+++ ITEMS +++
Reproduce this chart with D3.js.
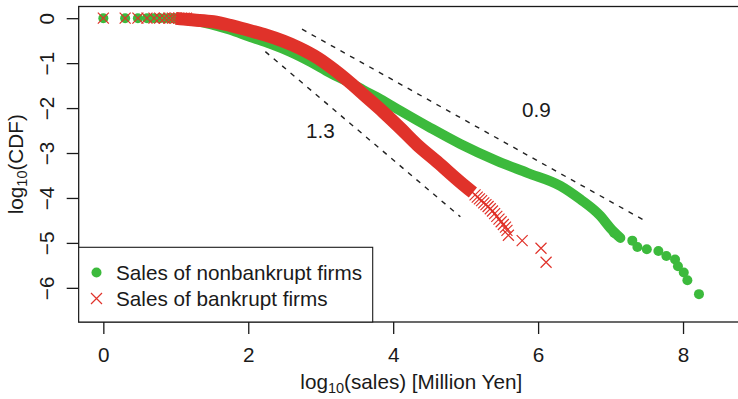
<!DOCTYPE html>
<html>
<head>
<meta charset="utf-8">
<script src="https://cdn.jsdelivr.net/npm/d3@7"></script>
<style>
  html, body { margin: 0; padding: 0; background: #ffffff; }
  svg { display: block; }
  text { font-family: "Liberation Sans", Arial, Helvetica, sans-serif; fill: #1a1a1a; }
</style>
</head>
<body>
<svg id="chart" width="738" height="399"></svg>
<script>
// ---- data: log10(sales) vs log10(CDF) ----
// smallest sales values (1, 2, 3, ... million yen) shared by both groups
const headX = [0, 0.301, 0.477, 0.602, 0.699, 0.778, 0.845, 0.903, 0.954, 1.0, 1.041, 1.079, 1.114, 1.146];
const headY = [0, 0, 0, 0, 0, 0, 0, 0, 0, 0, 0, 0, 0, 0];

// nonbankrupt firms: dense body and sparse upper tail
const greenBodyX = [1.0, 1.201, 1.477, 1.753, 2.029, 2.305, 2.581, 2.857, 3.133, 3.409, 3.588, 3.823, 4.099, 4.513, 4.927, 5.438, 5.851, 6.307, 6.583, 6.859, 6.997, 7.135];
const greenBodyY = [-0.01, -0.04, -0.13, -0.26, -0.42, -0.57, -0.75, -0.97, -1.22, -1.44, -1.60, -1.80, -2.06, -2.44, -2.80, -3.18, -3.44, -3.73, -4.03, -4.40, -4.67, -4.89];
const greenTailX = [7.05, 7.30, 7.37, 7.50, 7.66, 7.77, 7.89, 7.93, 8.01, 8.06, 8.22];
const greenTailY = [-4.78, -4.95, -5.09, -5.14, -5.18, -5.29, -5.37, -5.52, -5.66, -5.83, -6.14];

// bankrupt firms: dense body and sparse upper tail
const redBodyX = [1.0, 1.063, 1.25, 1.518, 1.75, 2.029, 2.25, 2.484, 2.70, 2.953, 3.18, 3.409, 3.64, 3.864, 4.10, 4.333, 4.610, 4.927, 5.10];
const redBodyY = [-0.005, -0.016, -0.04, -0.08, -0.16, -0.28, -0.38, -0.51, -0.66, -0.88, -1.14, -1.44, -1.77, -2.09, -2.45, -2.82, -3.20, -3.65, -3.88];
const redTailX = [5.13, 5.16, 5.19, 5.22, 5.25, 5.28, 5.31, 5.34, 5.37, 5.40, 5.43, 5.46, 5.49, 5.52, 5.55, 5.57, 5.59, 5.78, 6.04, 6.11];
const redTailY = [-3.93, -3.98, -4.02, -4.06, -4.11, -4.15, -4.19, -4.24, -4.29, -4.35, -4.41, -4.47, -4.53, -4.59, -4.65, -4.72, -4.83, -4.95, -5.12, -5.43];

// reference power-law slopes
const guideLabels = ["1.3", "0.9"];
const guideX1 = [2.236, 2.742];
const guideY1 = [-0.744, -0.245];
const guideX2 = [4.927, 7.457];
const guideY2 = [-4.419, -4.492];
const guideLabelX = [2.995, 5.976];
const guideLabelY = [-2.66, -2.20];

const xTicks = [0, 2, 4, 6, 8];
const yTicks = [0, -1, -2, -3, -4, -5, -6];

const seriesNames = ["Sales of nonbankrupt firms", "Sales of bankrupt firms"];

// ---- layout ----
const GREEN = "#3cba3c";
const RED = "#e0322a";
const INK = "#1a1a1a";
const FONT = 20.7;
const SUB = 14.5;
const box = { left: 78.7, right: 743.9, top: 6.5, bottom: 322 };

const svg = d3.select("#chart");
const x = d3.scaleLinear().domain([-0.34, 8.84]).range([box.left, box.right]);
const y = d3.scaleLinear().domain([0.26, -6.76]).range([box.top, box.bottom]);

svg.append("defs").append("clipPath").attr("id", "plotClip")
  .append("rect")
  .attr("x", box.left).attr("y", box.top)
  .attr("width", box.right - box.left).attr("height", box.bottom - box.top);

const plot = svg.append("g").attr("clip-path", "url(#plotClip)");

const zip = (xs, ys) => xs.map((v, i) => [v, ys[i]]);
const line = d3.line().x(d => x(d[0])).y(d => y(d[1])).curve(d3.curveMonotoneX);

const R_DOT = 5;
const CROSS = 5.5;
const crossPath = `M${-CROSS},${-CROSS}L${CROSS},${CROSS}M${-CROSS},${CROSS}L${CROSS},${-CROSS}`;

// nonbankrupt firms (filled dots); the dense body merges into a solid band
const greenHead = zip(headX, headY);
const greenBody = zip(greenBodyX, greenBodyY);
const greenTail = zip(greenTailX, greenTailY);
plot.append("path")
  .attr("d", line(greenBody))
  .attr("fill", "none").attr("stroke", GREEN)
  .attr("stroke-width", 2 * R_DOT).attr("stroke-linecap", "round").attr("stroke-linejoin", "round");
plot.append("g").selectAll("circle")
  .data(greenHead.concat(greenTail))
  .join("circle")
  .attr("cx", d => x(d[0])).attr("cy", d => y(d[1]))
  .attr("r", R_DOT).attr("fill", GREEN);

// bankrupt firms (crosses); the dense body merges into a solid band
const redHead = zip(headX, headY);
const redBody = zip(redBodyX, redBodyY);
const redTail = zip(redTailX, redTailY);
plot.append("path")
  .attr("d", line(redBody))
  .attr("fill", "none").attr("stroke", RED)
  .attr("stroke-width", 13).attr("stroke-linecap", "butt").attr("stroke-linejoin", "round");
plot.append("g").selectAll("path")
  .data(redHead.concat(redTail))
  .join("path")
  .attr("transform", d => `translate(${x(d[0])},${y(d[1])})`)
  .attr("d", crossPath)
  .attr("fill", "none").attr("stroke", RED).attr("stroke-width", 1.2);

// slope guides
const guides = guideLabels.map((t, i) => ({ t, x1: guideX1[i], y1: guideY1[i], x2: guideX2[i], y2: guideY2[i], lx: guideLabelX[i], ly: guideLabelY[i] }));
svg.append("g").selectAll("line")
  .data(guides).join("line")
  .attr("x1", d => x(d.x1)).attr("y1", d => y(d.y1))
  .attr("x2", d => x(d.x2)).attr("y2", d => y(d.y2))
  .attr("stroke", "#222").attr("stroke-width", 1.4).attr("stroke-dasharray", "5,6");
svg.append("g").selectAll("text")
  .data(guides).join("text")
  .attr("x", d => x(d.lx)).attr("y", d => y(d.ly))
  .attr("text-anchor", "middle").attr("font-size", FONT)
  .text(d => d.t);

// frame
svg.append("rect")
  .attr("x", box.left).attr("y", box.top)
  .attr("width", box.right - box.left).attr("height", box.bottom - box.top)
  .attr("fill", "none").attr("stroke", INK).attr("stroke-width", 1.3);

// axes
const fmt = v => (v < 0 ? "\u2212" + Math.abs(v) : String(v));
const xAxis = svg.append("g")
  .attr("transform", `translate(0,${box.bottom})`)
  .call(d3.axisBottom(x).tickValues(xTicks).tickSize(12).tickFormat(fmt));
xAxis.select(".domain").remove();
xAxis.selectAll(".tick line").attr("stroke", INK).attr("stroke-width", 1.3);
xAxis.selectAll(".tick text")
  .attr("font-family", null).attr("font-size", FONT).attr("fill", INK)
  .attr("dy", null).attr("y", 40);

const yAxis = svg.append("g")
  .attr("transform", `translate(${box.left},0)`)
  .call(d3.axisLeft(y).tickValues(yTicks).tickSize(12).tickFormat(fmt));
yAxis.select(".domain").remove();
yAxis.selectAll(".tick line").attr("stroke", INK).attr("stroke-width", 1.3);
yAxis.selectAll(".tick text")
  .attr("font-family", null).attr("font-size", FONT).attr("fill", INK)
  .attr("x", null).attr("dy", null)
  .attr("text-anchor", "middle")
  .attr("transform", `translate(${54 - box.left},0) rotate(-90)`);

// axis titles
const xTitle = svg.append("text")
  .attr("x", (box.left + box.right) / 2).attr("y", 389)
  .attr("text-anchor", "middle").attr("font-size", FONT);
xTitle.append("tspan").text("log");
xTitle.append("tspan").attr("font-size", SUB).attr("dy", 4).text("10");
xTitle.append("tspan").attr("dy", -4).text("(sales) [Million Yen]");

const yTitle = svg.append("text")
  .attr("transform", `translate(23,${(box.top + box.bottom) / 2}) rotate(-90)`)
  .attr("text-anchor", "middle").attr("font-size", FONT);
yTitle.append("tspan").text("log");
yTitle.append("tspan").attr("font-size", SUB).attr("dy", 4).text("10");
yTitle.append("tspan").attr("dy", -4).text("(CDF)");

// legend
const legend = svg.append("g");
legend.append("rect")
  .attr("x", box.left).attr("y", 247.3)
  .attr("width", 372.7 - box.left).attr("height", box.bottom - 247.3)
  .attr("fill", "#ffffff").attr("stroke", INK).attr("stroke-width", 1.1);
const rowY = [272.5, 298.5];
legend.append("circle").attr("cx", 96.5).attr("cy", rowY[0]).attr("r", R_DOT).attr("fill", GREEN);
legend.append("path").attr("transform", `translate(96.5,${rowY[1]})`).attr("d", crossPath)
  .attr("fill", "none").attr("stroke", RED).attr("stroke-width", 1.2);
legend.selectAll("text.lbl")
  .data(seriesNames).join("text")
  .attr("class", "lbl")
  .attr("x", 116).attr("y", (d, i) => rowY[i] + 7.3)
  .attr("font-size", FONT)
  .text(d => d);
</script>
</body>
</html>
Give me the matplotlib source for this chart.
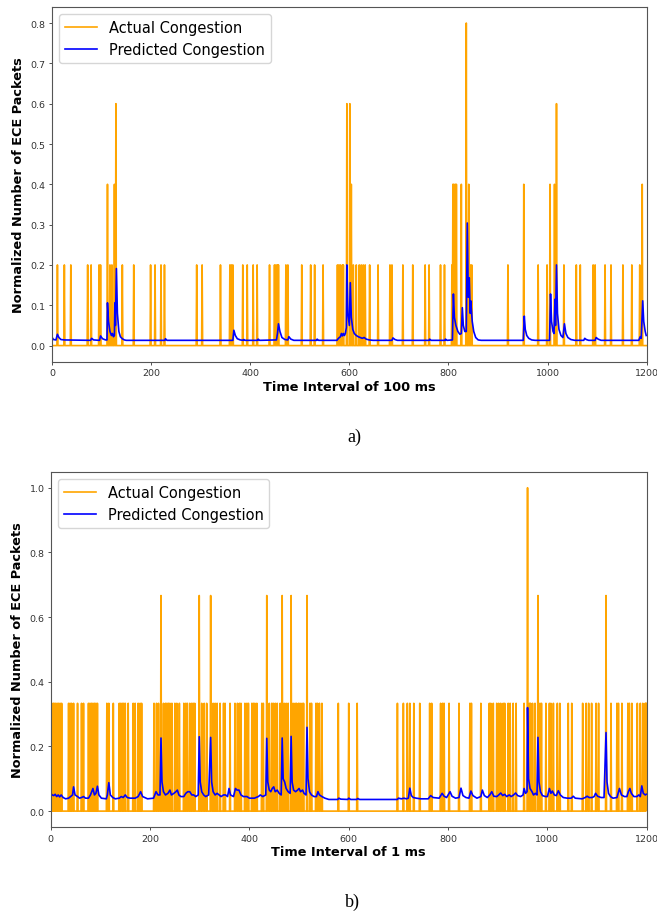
+++
* [WHAT IS EXPECTED]
All lines from the start of the entries above through the line containing "const guideLabelY = [-2.66, -2.20];" are to be given again exactly; the pictures are not.

* [REPLY TO THE TASK]
Reproduce this chart with D3.js.
<!DOCTYPE html>
<html>
<head>
<meta charset="utf-8">
<script src="https://cdn.jsdelivr.net/npm/d3@7"></script>
<style>
  html, body { margin: 0; padding: 0; background: #ffffff; }
  svg { display: block; }
  text { font-family: "Liberation Sans", Arial, Helvetica, sans-serif; fill: #1a1a1a; }
</style>
</head>
<body>
<svg id="chart" width="738" height="399"></svg>
<script>
// ---- data: log10(sales) vs log10(CDF) ----
// smallest sales values (1, 2, 3, ... million yen) shared by both groups
const headX = [0, 0.301, 0.477, 0.602, 0.699, 0.778, 0.845, 0.903, 0.954, 1.0, 1.041, 1.079, 1.114, 1.146];
const headY = [0, 0, 0, 0, 0, 0, 0, 0, 0, 0, 0, 0, 0, 0];

// nonbankrupt firms: dense body and sparse upper tail
const greenBodyX = [1.0, 1.201, 1.477, 1.753, 2.029, 2.305, 2.581, 2.857, 3.133, 3.409, 3.588, 3.823, 4.099, 4.513, 4.927, 5.438, 5.851, 6.307, 6.583, 6.859, 6.997, 7.135];
const greenBodyY = [-0.01, -0.04, -0.13, -0.26, -0.42, -0.57, -0.75, -0.97, -1.22, -1.44, -1.60, -1.80, -2.06, -2.44, -2.80, -3.18, -3.44, -3.73, -4.03, -4.40, -4.67, -4.89];
const greenTailX = [7.05, 7.30, 7.37, 7.50, 7.66, 7.77, 7.89, 7.93, 8.01, 8.06, 8.22];
const greenTailY = [-4.78, -4.95, -5.09, -5.14, -5.18, -5.29, -5.37, -5.52, -5.66, -5.83, -6.14];

// bankrupt firms: dense body and sparse upper tail
const redBodyX = [1.0, 1.063, 1.25, 1.518, 1.75, 2.029, 2.25, 2.484, 2.70, 2.953, 3.18, 3.409, 3.64, 3.864, 4.10, 4.333, 4.610, 4.927, 5.10];
const redBodyY = [-0.005, -0.016, -0.04, -0.08, -0.16, -0.28, -0.38, -0.51, -0.66, -0.88, -1.14, -1.44, -1.77, -2.09, -2.45, -2.82, -3.20, -3.65, -3.88];
const redTailX = [5.13, 5.16, 5.19, 5.22, 5.25, 5.28, 5.31, 5.34, 5.37, 5.40, 5.43, 5.46, 5.49, 5.52, 5.55, 5.57, 5.59, 5.78, 6.04, 6.11];
const redTailY = [-3.93, -3.98, -4.02, -4.06, -4.11, -4.15, -4.19, -4.24, -4.29, -4.35, -4.41, -4.47, -4.53, -4.59, -4.65, -4.72, -4.83, -4.95, -5.12, -5.43];

// reference power-law slopes
const guideLabels = ["1.3", "0.9"];
const guideX1 = [2.236, 2.742];
const guideY1 = [-0.744, -0.245];
const guideX2 = [4.927, 7.457];
const guideY2 = [-4.419, -4.492];
const guideLabelX = [2.995, 5.976];
const guideLabelY = [-2.66, -2.20];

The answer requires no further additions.